(Charts and diagrams as code)
# # # # #
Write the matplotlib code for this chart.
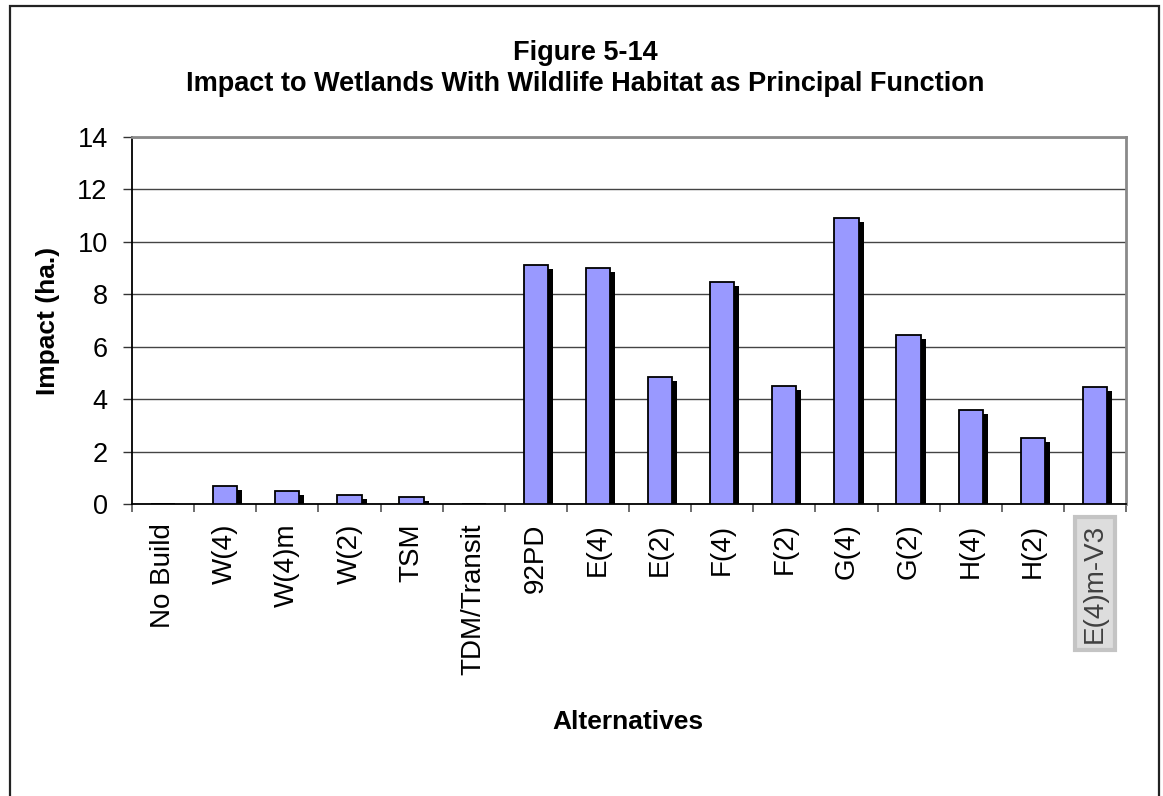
import numpy as np
import matplotlib
matplotlib.use('Agg')
import matplotlib.pyplot as plt
from matplotlib.patches import Rectangle

alternatives = ['No Build', 'W(4)', 'W(4)m', 'W(2)', 'TSM', 'TDM/Transit', '92PD',
                'E(4)', 'E(2)', 'F(4)', 'F(2)', 'G(4)', 'G(2)', 'H(4)', 'H(2)', 'E(4)m-V3']
impact = [0, 0.7, 0.5, 0.35, 0.28, 0, 9.1, 9.0, 4.85, 8.45, 4.5, 10.9, 6.45, 3.6, 2.5, 4.45]
yticks = [0, 2, 4, 6, 8, 10, 12, 14]

plt.rcParams['font.family'] = ['Liberation Sans', 'DejaVu Sans']

fig = plt.figure(figsize=(11.63, 7.96), dpi=100)
ax = fig.add_axes([132/1163, 1 - 504/796, (1126 - 132)/1163, (504 - 137)/796])

x = np.arange(len(alternatives))
vals = np.array(impact)
bw = 0.39

# shadow behind each bar (offset right / down)
shadow = np.clip(vals - 0.15, 0, None)
ax.bar(x + 0.08, shadow, width=bw, color='black', zorder=2)
ax.bar(x, vals, width=bw, color='#9999ff', edgecolor='black', linewidth=1.3, zorder=3)

ax.set_xlim(-0.5, len(alternatives) - 0.5)
ax.set_ylim(0, 14)
ax.set_yticks(yticks)
ax.set_yticklabels([str(t) for t in yticks], fontsize=19.5)
ax.yaxis.grid(True, color='#444444', linewidth=1)
ax.set_axisbelow(True)

ax.set_xticks(x)
ax.set_xticklabels(alternatives, rotation=90, fontsize=20, va='top')
ax.set_xticks(np.arange(-0.5, len(alternatives)), minor=True)
ax.tick_params(axis='x', which='major', length=0, pad=14)
ax.tick_params(axis='x', which='minor', length=6, color='#555555', width=1.2)
ax.tick_params(axis='y', length=6.5, pad=11, color='#333333', width=1)

for s in ['left', 'bottom']:
    ax.spines[s].set_color('black')
    ax.spines[s].set_linewidth(1.3)
for s in ['top', 'right']:
    ax.spines[s].set_color('#8a8a8a')
    ax.spines[s].set_linewidth(2)

# last label shown inside a grey box
last = ax.get_xticklabels()[-1]
last.set_color('#404040')
last.set_bbox(dict(boxstyle='square,pad=0.25', facecolor='#dddddd', edgecolor='#c4c4c4', linewidth=3))

fig.text(0.503, 1 - 60/796, 'Figure 5-14', ha='center', va='baseline', fontsize=19.5, fontweight='bold')
fig.text(0.503, 1 - 91/796, 'Impact to Wetlands With Wildlife Habitat as Principal Function',
         ha='center', va='baseline', fontsize=19.5, fontweight='bold')
fig.text(48/1163, 1 - 321/796, 'Impact (ha.)', rotation=90, ha='center', va='center',
         fontsize=19, fontweight='bold')
fig.text(628/1163, 1 - 722/796, 'Alternatives', ha='center', va='center', fontsize=19, fontweight='bold')

# outer chart border (open at the bottom)
fig.patches.append(Rectangle((10/1163, -0.02), (1159 - 10)/1163, 1.02 - 6/796,
                             transform=fig.transFigure, fill=False, edgecolor='#222222',
                             linewidth=1.6))

fig.savefig('out.png', dpi=100)
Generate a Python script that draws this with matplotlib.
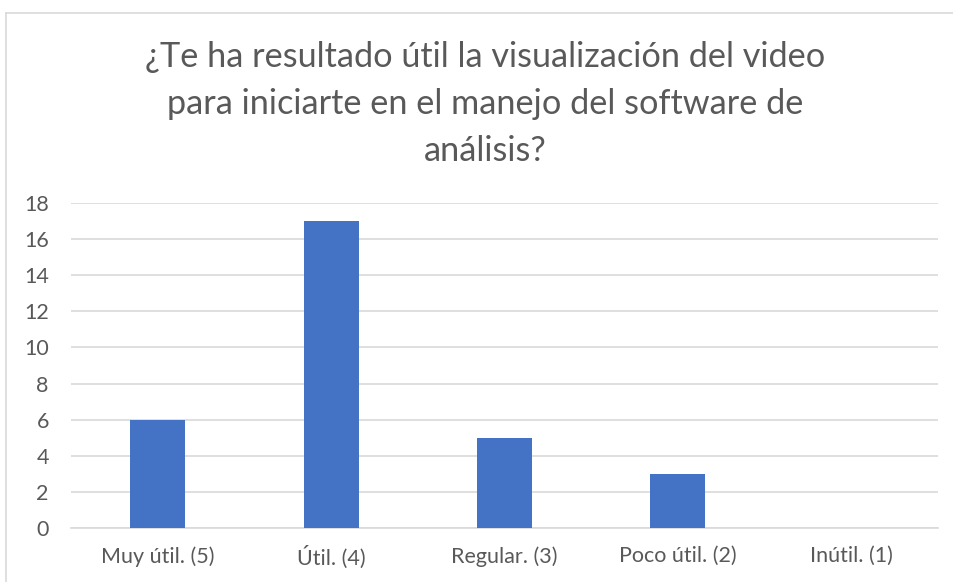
# # # # #
From the first line of the material down to the line containing "from matplotlib.patches import Rectangle", inclusive, return each line exactly, skipping any picture.

Write the matplotlib code for this chart.
import numpy as np
import matplotlib
matplotlib.use('Agg')
import matplotlib.pyplot as plt
from matplotlib.patches import Rectangle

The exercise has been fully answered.